In your copy, leave out the pictures and repeat the entries below exactly.

(Dataset rows)
- - - -
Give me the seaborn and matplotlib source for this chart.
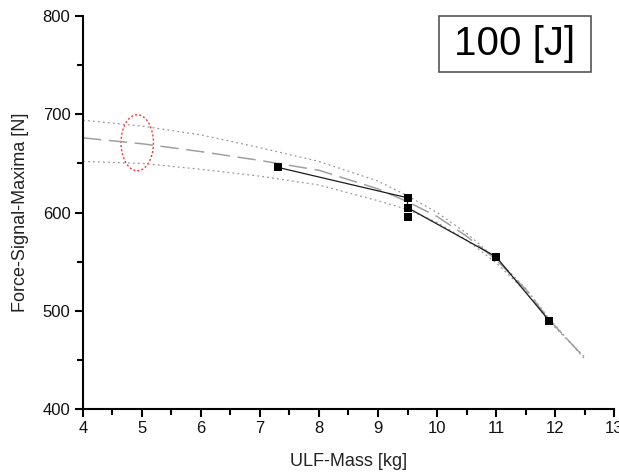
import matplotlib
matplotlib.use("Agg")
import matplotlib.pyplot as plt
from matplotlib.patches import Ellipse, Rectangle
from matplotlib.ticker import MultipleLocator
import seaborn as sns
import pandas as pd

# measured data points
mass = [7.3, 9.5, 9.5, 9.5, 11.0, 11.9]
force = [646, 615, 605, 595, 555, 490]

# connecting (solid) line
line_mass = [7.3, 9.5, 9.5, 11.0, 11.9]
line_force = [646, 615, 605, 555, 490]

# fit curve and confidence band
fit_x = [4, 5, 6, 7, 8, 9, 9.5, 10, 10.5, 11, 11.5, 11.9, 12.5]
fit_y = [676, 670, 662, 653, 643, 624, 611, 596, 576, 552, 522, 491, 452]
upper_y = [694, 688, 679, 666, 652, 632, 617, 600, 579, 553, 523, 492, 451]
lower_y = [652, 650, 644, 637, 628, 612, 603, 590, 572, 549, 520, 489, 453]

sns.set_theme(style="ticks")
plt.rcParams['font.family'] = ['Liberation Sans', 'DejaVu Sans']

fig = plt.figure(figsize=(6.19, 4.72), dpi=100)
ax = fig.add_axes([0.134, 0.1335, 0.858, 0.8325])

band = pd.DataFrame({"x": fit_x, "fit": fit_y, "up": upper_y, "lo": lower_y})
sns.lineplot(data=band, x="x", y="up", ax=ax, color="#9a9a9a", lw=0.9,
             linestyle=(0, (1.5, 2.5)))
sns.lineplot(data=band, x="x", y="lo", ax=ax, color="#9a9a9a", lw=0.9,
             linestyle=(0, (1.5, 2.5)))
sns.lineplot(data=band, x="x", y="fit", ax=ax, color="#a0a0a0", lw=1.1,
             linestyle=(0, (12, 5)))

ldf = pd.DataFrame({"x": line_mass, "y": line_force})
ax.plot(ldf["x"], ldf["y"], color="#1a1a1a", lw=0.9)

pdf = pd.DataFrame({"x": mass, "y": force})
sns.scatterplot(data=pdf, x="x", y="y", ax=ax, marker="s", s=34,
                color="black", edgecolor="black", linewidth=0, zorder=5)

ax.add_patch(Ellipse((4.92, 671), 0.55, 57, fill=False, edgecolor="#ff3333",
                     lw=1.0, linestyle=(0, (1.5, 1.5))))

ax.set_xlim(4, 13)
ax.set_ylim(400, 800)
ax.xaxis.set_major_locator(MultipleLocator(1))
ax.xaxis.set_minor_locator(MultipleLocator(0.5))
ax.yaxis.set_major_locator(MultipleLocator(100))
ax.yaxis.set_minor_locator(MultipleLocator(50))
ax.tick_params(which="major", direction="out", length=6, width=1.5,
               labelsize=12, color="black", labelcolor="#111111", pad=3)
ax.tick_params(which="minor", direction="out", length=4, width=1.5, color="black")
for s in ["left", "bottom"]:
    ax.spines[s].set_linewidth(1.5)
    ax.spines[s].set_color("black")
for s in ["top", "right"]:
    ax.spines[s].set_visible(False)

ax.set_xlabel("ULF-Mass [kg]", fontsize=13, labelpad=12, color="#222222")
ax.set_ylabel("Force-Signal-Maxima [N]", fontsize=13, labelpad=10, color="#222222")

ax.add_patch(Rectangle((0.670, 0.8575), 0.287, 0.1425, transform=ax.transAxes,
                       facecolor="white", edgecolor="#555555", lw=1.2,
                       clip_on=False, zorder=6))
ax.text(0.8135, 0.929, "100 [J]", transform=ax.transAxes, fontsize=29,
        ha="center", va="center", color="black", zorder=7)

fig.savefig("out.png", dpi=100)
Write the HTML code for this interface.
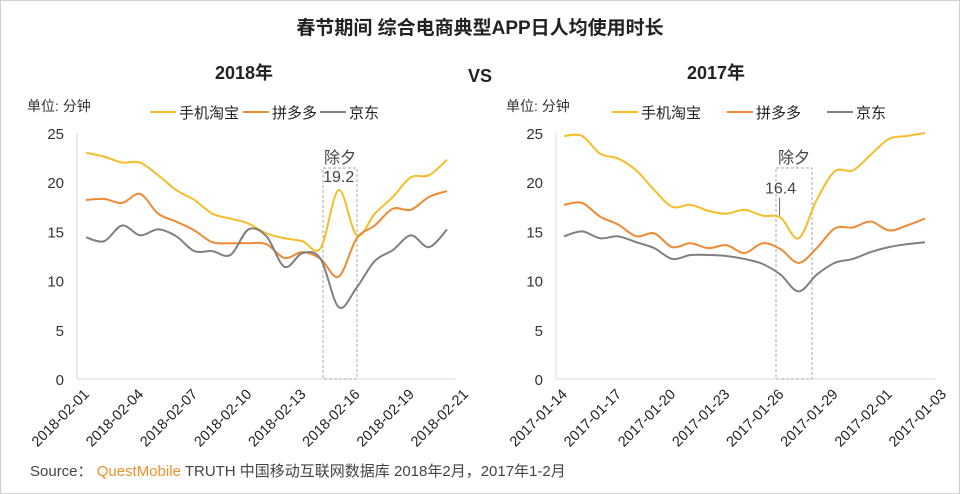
- - - -
IN RESPONSE:
Give me the seaborn and matplotlib source for this chart.
import matplotlib
matplotlib.use("Agg")
import matplotlib.pyplot as plt
from matplotlib.patches import Ellipse, Rectangle
from matplotlib.ticker import MultipleLocator
import seaborn as sns
import pandas as pd

# measured data points
mass = [7.3, 9.5, 9.5, 9.5, 11.0, 11.9]
force = [646, 615, 605, 595, 555, 490]

# connecting (solid) line
line_mass = [7.3, 9.5, 9.5, 11.0, 11.9]
line_force = [646, 615, 605, 555, 490]

# fit curve and confidence band
fit_x = [4, 5, 6, 7, 8, 9, 9.5, 10, 10.5, 11, 11.5, 11.9, 12.5]
fit_y = [676, 670, 662, 653, 643, 624, 611, 596, 576, 552, 522, 491, 452]
upper_y = [694, 688, 679, 666, 652, 632, 617, 600, 579, 553, 523, 492, 451]
lower_y = [652, 650, 644, 637, 628, 612, 603, 590, 572, 549, 520, 489, 453]

sns.set_theme(style="ticks")
plt.rcParams['font.family'] = ['Liberation Sans', 'DejaVu Sans']

fig = plt.figure(figsize=(6.19, 4.72), dpi=100)
ax = fig.add_axes([0.134, 0.1335, 0.858, 0.8325])

band = pd.DataFrame({"x": fit_x, "fit": fit_y, "up": upper_y, "lo": lower_y})
sns.lineplot(data=band, x="x", y="up", ax=ax, color="#9a9a9a", lw=0.9,
             linestyle=(0, (1.5, 2.5)))
sns.lineplot(data=band, x="x", y="lo", ax=ax, color="#9a9a9a", lw=0.9,
             linestyle=(0, (1.5, 2.5)))
sns.lineplot(data=band, x="x", y="fit", ax=ax, color="#a0a0a0", lw=1.1,
             linestyle=(0, (12, 5)))

ldf = pd.DataFrame({"x": line_mass, "y": line_force})
ax.plot(ldf["x"], ldf["y"], color="#1a1a1a", lw=0.9)

pdf = pd.DataFrame({"x": mass, "y": force})
sns.scatterplot(data=pdf, x="x", y="y", ax=ax, marker="s", s=34,
                color="black", edgecolor="black", linewidth=0, zorder=5)

ax.add_patch(Ellipse((4.92, 671), 0.55, 57, fill=False, edgecolor="#ff3333",
                     lw=1.0, linestyle=(0, (1.5, 1.5))))

ax.set_xlim(4, 13)
ax.set_ylim(400, 800)
ax.xaxis.set_major_locator(MultipleLocator(1))
ax.xaxis.set_minor_locator(MultipleLocator(0.5))
ax.yaxis.set_major_locator(MultipleLocator(100))
ax.yaxis.set_minor_locator(MultipleLocator(50))
ax.tick_params(which="major", direction="out", length=6, width=1.5,
               labelsize=12, color="black", labelcolor="#111111", pad=3)
ax.tick_params(which="minor", direction="out", length=4, width=1.5, color="black")
for s in ["left", "bottom"]:
    ax.spines[s].set_linewidth(1.5)
    ax.spines[s].set_color("black")
for s in ["top", "right"]:
    ax.spines[s].set_visible(False)

ax.set_xlabel("ULF-Mass [kg]", fontsize=13, labelpad=12, color="#222222")
ax.set_ylabel("Force-Signal-Maxima [N]", fontsize=13, labelpad=10, color="#222222")

ax.add_patch(Rectangle((0.670, 0.8575), 0.287, 0.1425, transform=ax.transAxes,
                       facecolor="white", edgecolor="#555555", lw=1.2,
                       clip_on=False, zorder=6))
ax.text(0.8135, 0.929, "100 [J]", transform=ax.transAxes, fontsize=29,
        ha="center", va="center", color="black", zorder=7)

fig.savefig("out.png", dpi=100)
Write the HTML code for this interface.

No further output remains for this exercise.